WHAT IS EXPECTED: Identify each line in the records below that contains the word "this", and copy it.

(Data entries)
◇ ◇ ◇ ◇ ◇ ◇ ◇

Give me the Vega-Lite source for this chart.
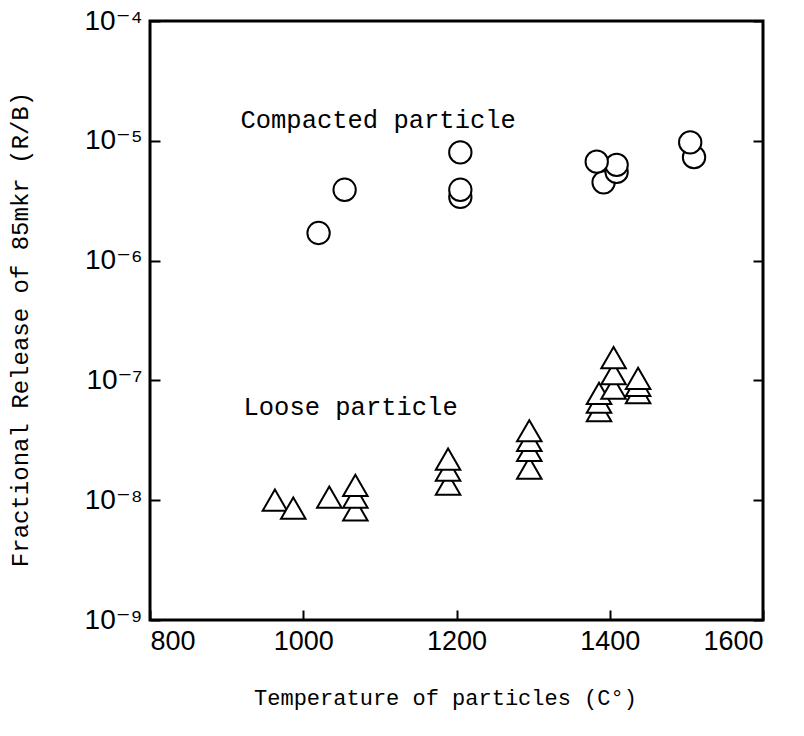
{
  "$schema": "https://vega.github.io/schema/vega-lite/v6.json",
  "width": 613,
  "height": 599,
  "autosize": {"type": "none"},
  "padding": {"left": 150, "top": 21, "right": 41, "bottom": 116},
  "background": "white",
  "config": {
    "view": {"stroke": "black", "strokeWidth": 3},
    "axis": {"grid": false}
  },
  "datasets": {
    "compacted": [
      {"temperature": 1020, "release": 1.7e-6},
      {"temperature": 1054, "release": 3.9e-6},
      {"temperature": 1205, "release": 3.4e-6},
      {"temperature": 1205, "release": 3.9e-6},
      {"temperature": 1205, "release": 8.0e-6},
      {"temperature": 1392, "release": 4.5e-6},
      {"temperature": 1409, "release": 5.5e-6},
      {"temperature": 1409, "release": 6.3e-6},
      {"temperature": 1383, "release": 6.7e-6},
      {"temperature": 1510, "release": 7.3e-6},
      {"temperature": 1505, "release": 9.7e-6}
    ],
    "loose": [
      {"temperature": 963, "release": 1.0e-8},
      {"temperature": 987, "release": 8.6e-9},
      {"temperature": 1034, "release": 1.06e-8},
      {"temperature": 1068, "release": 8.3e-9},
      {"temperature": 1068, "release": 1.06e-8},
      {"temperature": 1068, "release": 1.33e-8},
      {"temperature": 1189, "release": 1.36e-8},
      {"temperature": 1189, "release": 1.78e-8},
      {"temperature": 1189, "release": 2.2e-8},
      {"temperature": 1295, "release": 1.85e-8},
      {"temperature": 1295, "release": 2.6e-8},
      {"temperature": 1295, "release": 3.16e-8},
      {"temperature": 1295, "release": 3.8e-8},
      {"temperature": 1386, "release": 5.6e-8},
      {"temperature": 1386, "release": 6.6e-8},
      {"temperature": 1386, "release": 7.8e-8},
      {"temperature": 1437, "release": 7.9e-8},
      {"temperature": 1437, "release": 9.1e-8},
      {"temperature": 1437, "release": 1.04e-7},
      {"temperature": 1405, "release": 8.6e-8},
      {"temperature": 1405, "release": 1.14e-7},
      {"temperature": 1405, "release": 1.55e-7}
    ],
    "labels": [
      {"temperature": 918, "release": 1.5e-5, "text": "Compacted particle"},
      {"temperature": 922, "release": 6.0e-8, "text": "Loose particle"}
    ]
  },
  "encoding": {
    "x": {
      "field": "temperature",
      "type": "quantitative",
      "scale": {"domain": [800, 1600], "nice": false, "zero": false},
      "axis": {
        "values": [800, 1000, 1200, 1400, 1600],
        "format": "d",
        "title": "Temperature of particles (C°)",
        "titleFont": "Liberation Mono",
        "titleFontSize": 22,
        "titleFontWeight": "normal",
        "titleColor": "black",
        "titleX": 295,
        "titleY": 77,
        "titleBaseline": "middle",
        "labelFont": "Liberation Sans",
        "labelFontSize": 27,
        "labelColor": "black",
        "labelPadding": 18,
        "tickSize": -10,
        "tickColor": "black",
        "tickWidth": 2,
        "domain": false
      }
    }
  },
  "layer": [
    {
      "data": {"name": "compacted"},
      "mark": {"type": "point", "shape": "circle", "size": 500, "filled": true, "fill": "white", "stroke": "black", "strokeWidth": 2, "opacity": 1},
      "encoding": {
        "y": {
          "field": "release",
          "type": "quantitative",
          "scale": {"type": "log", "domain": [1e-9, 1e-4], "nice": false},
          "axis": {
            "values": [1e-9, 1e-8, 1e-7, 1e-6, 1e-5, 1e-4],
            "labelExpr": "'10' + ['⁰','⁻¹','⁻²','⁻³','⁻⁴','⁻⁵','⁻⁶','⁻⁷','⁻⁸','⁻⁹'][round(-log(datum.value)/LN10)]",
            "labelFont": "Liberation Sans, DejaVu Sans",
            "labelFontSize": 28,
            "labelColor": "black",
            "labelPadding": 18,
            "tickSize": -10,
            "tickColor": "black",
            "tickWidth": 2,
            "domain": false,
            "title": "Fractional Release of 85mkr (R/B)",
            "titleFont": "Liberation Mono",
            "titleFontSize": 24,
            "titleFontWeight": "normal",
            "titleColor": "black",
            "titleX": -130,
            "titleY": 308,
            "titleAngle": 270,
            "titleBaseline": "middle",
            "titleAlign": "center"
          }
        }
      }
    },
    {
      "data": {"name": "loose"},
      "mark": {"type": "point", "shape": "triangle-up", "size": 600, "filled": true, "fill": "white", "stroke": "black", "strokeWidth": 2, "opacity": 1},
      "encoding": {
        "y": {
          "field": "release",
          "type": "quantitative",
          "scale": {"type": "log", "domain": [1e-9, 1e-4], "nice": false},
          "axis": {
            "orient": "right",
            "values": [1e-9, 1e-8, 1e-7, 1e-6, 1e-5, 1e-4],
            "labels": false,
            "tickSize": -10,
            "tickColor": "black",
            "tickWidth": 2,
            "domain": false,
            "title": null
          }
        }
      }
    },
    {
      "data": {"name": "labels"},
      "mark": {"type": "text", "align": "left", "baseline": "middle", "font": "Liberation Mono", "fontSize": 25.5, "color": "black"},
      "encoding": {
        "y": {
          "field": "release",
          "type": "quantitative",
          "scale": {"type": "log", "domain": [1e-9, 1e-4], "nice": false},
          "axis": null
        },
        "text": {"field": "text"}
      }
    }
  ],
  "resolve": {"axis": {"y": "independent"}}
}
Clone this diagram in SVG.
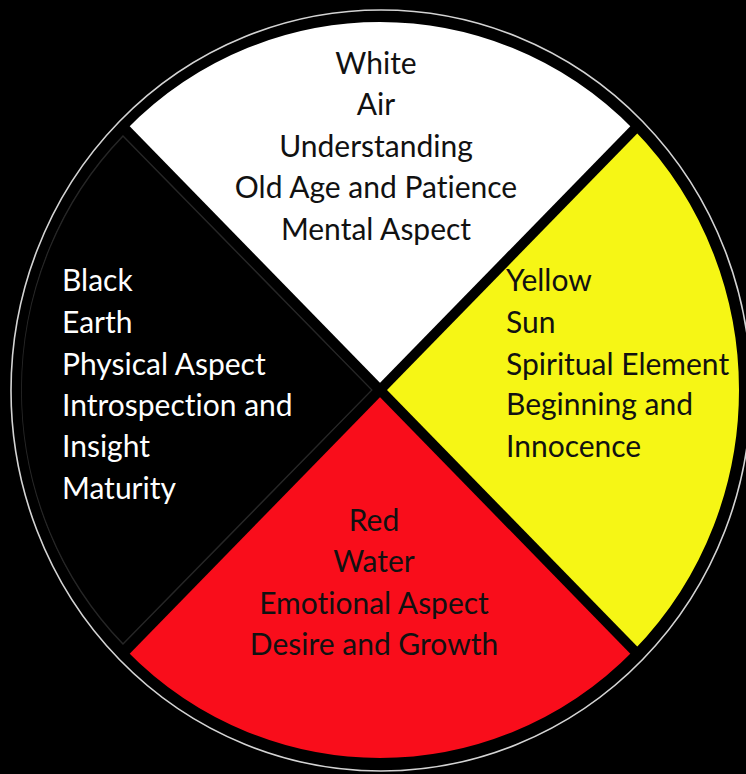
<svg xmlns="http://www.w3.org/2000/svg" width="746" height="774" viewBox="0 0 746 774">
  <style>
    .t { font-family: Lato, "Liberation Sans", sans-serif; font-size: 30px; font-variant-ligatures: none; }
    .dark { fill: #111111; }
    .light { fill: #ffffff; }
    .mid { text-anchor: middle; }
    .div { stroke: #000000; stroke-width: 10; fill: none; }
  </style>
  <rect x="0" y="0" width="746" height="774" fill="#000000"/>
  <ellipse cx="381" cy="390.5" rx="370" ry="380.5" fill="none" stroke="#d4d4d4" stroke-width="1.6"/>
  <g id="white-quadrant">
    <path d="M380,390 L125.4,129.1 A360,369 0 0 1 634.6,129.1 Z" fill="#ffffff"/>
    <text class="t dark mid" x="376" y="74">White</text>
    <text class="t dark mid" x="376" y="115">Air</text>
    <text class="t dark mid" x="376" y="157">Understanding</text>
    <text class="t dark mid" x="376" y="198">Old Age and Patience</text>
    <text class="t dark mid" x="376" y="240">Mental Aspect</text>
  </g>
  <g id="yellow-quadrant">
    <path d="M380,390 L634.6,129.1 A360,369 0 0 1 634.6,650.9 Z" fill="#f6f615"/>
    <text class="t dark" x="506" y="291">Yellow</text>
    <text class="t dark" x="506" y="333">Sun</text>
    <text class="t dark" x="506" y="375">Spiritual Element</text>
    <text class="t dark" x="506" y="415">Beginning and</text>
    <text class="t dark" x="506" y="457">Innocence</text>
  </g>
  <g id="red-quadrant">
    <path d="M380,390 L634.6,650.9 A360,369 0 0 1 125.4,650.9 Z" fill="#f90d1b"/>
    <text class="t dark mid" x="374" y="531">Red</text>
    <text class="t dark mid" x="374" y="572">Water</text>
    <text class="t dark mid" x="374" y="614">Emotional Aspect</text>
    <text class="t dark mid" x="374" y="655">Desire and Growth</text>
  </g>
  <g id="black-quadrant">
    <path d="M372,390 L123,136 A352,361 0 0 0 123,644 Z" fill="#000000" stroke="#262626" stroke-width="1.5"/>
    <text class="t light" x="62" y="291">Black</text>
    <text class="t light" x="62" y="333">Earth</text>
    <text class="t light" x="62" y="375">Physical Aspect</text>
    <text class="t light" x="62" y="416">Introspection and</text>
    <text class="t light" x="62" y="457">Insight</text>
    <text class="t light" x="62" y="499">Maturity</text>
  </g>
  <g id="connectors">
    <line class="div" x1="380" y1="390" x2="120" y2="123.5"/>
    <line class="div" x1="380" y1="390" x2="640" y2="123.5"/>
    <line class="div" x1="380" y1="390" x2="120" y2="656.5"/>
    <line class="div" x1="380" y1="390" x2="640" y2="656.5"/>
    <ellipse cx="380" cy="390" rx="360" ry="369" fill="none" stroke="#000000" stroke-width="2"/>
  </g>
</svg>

◇ ◇ ◇ ◇ ◇ ◇ ◇

TASK OUTPUT:
Give me the Vega-Lite source for this chart.
Clone this diagram in SVG.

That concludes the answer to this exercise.